━━━ Information provided ━━━

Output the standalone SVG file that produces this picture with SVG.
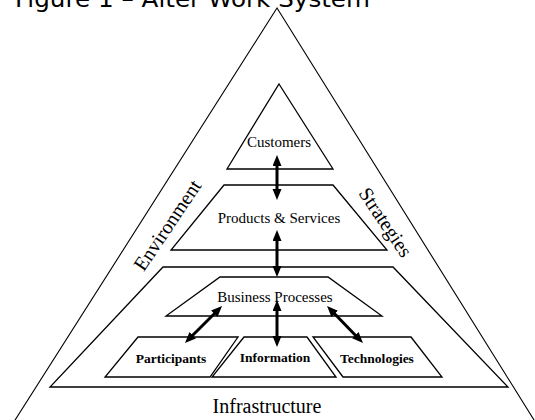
<svg xmlns="http://www.w3.org/2000/svg" width="535" height="420" viewBox="0 0 535 420">
  <style>
    .shape { fill: none; stroke: #000; stroke-width: 1.3; stroke-linejoin: miter; }
    .outer { fill: none; stroke: #000; stroke-width: 1.1; }
    .lbl { font-family: "Liberation Serif", "Times New Roman", serif; font-size: 15px; fill: #000; text-anchor: middle; }
    .sub { font-family: "Liberation Serif", "Times New Roman", serif; font-size: 13.5px; font-weight: bold; fill: #000; text-anchor: middle; }
    .big { font-family: "Liberation Serif", "Times New Roman", serif; font-size: 20px; fill: #000; text-anchor: middle; }
    .title { font-family: "DejaVu Sans", Verdana, sans-serif; font-size: 23px; fill: #000; }
    .conn { stroke: #000; stroke-width: 3; fill: none; marker-start: url(#head); marker-end: url(#head); }
  </style>
  <defs>
    <marker id="head" markerUnits="userSpaceOnUse" markerWidth="12" markerHeight="10" refX="5" refY="4.5" orient="auto-start-reverse">
      <path d="M0,0 L11,4.5 L0,9 z" fill="#000"/>
    </marker>
  </defs>

  <rect width="535" height="420" fill="#fff"/>

  <text class="title" x="15" y="7" textLength="355" lengthAdjust="spacingAndGlyphs">Figure 1 – Alter Work System</text>

  <!-- outer frame -->
  <g id="frame">
    <polyline class="outer" points="10,428 277,8 539,428"/>
    <text class="big" transform="translate(173,229) rotate(-56)">Environment</text>
    <text class="big" transform="translate(380,226) rotate(56)">Strategies</text>
    <text class="big" x="267" y="413">Infrastructure</text>
  </g>

  <g id="customers">
    <polygon class="shape" points="279,84 333,169 227,169"/>
    <text class="lbl" x="279" y="147">Customers</text>
  </g>

  <g id="products-services">
    <polygon class="shape" points="224,185 333,185 387,250 171,250"/>
    <text class="lbl" x="279" y="223">Products &amp; Services</text>
  </g>

  <g id="work-practices">
    <polygon class="shape" points="163,267 393,267 508,387 50,387"/>
  </g>

  <g id="business-processes">
    <polygon class="shape" points="220,277 328,277 382,316 166,316"/>
    <text class="lbl" x="275" y="302">Business Processes</text>
  </g>

  <g id="participants">
    <polygon class="shape" points="138,337 238,337 210,377 105,377"/>
    <text class="sub" x="171" y="363">Participants</text>
  </g>

  <g id="information">
    <polygon class="shape" points="244,337 307,337 336,377 212,377"/>
    <text class="sub" x="275" y="362">Information</text>
  </g>

  <g id="technologies">
    <polygon class="shape" points="313,337 411,337 442,377 343,377"/>
    <text class="sub" x="377" y="363">Technologies</text>
  </g>

  <g id="connectors">
    <line class="conn" x1="277" y1="161" x2="277" y2="194"/>
    <line class="conn" x1="277" y1="236" x2="277" y2="271"/>
    <line class="conn" x1="189.2" y1="338.8" x2="217.8" y2="310.2"/>
    <line class="conn" x1="277" y1="306" x2="277" y2="341"/>
    <line class="conn" x1="331.2" y1="310.3" x2="358.8" y2="338.7"/>
  </g>
</svg>
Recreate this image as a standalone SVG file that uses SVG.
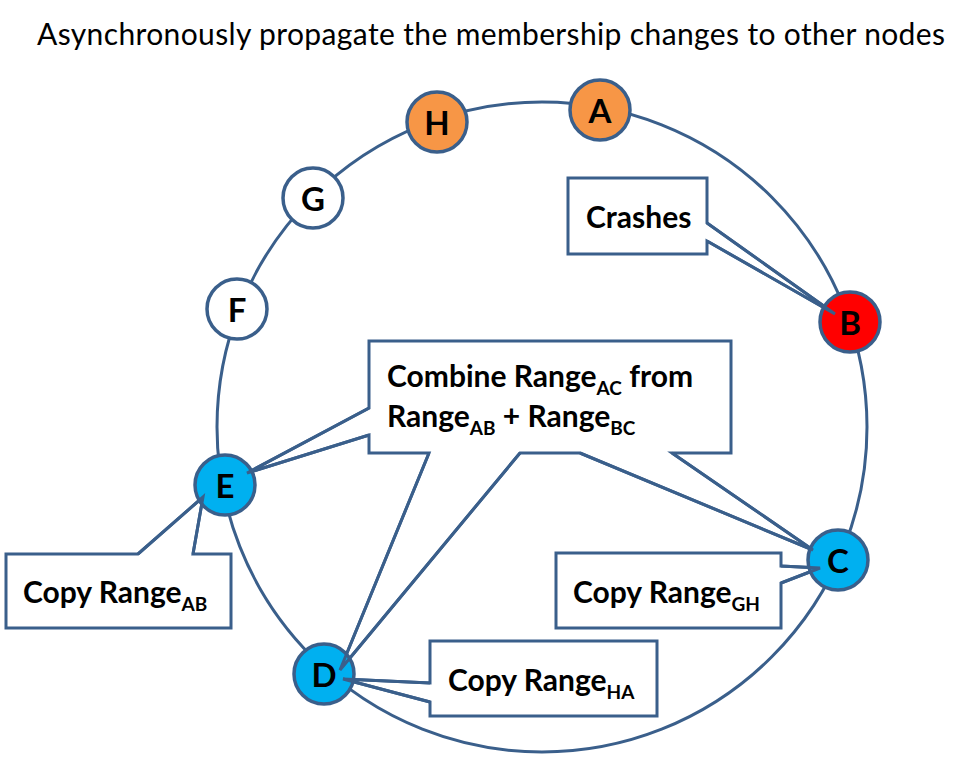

━━━

Instructions to follow - Pictures stay out. Repeat only the lines from the beginning of the data through the line that has "Alter Work System</text>".

Reply to the exercise -
Output the standalone SVG file that produces this picture with SVG.
<svg xmlns="http://www.w3.org/2000/svg" width="535" height="420" viewBox="0 0 535 420">
  <style>
    .shape { fill: none; stroke: #000; stroke-width: 1.3; stroke-linejoin: miter; }
    .outer { fill: none; stroke: #000; stroke-width: 1.1; }
    .lbl { font-family: "Liberation Serif", "Times New Roman", serif; font-size: 15px; fill: #000; text-anchor: middle; }
    .sub { font-family: "Liberation Serif", "Times New Roman", serif; font-size: 13.5px; font-weight: bold; fill: #000; text-anchor: middle; }
    .big { font-family: "Liberation Serif", "Times New Roman", serif; font-size: 20px; fill: #000; text-anchor: middle; }
    .title { font-family: "DejaVu Sans", Verdana, sans-serif; font-size: 23px; fill: #000; }
    .conn { stroke: #000; stroke-width: 3; fill: none; marker-start: url(#head); marker-end: url(#head); }
  </style>
  <defs>
    <marker id="head" markerUnits="userSpaceOnUse" markerWidth="12" markerHeight="10" refX="5" refY="4.5" orient="auto-start-reverse">
      <path d="M0,0 L11,4.5 L0,9 z" fill="#000"/>
    </marker>
  </defs>

  <rect width="535" height="420" fill="#fff"/>

  <text class="title" x="15" y="7" textLength="355" lengthAdjust="spacingAndGlyphs">Figure 1 – Alter Work System</text>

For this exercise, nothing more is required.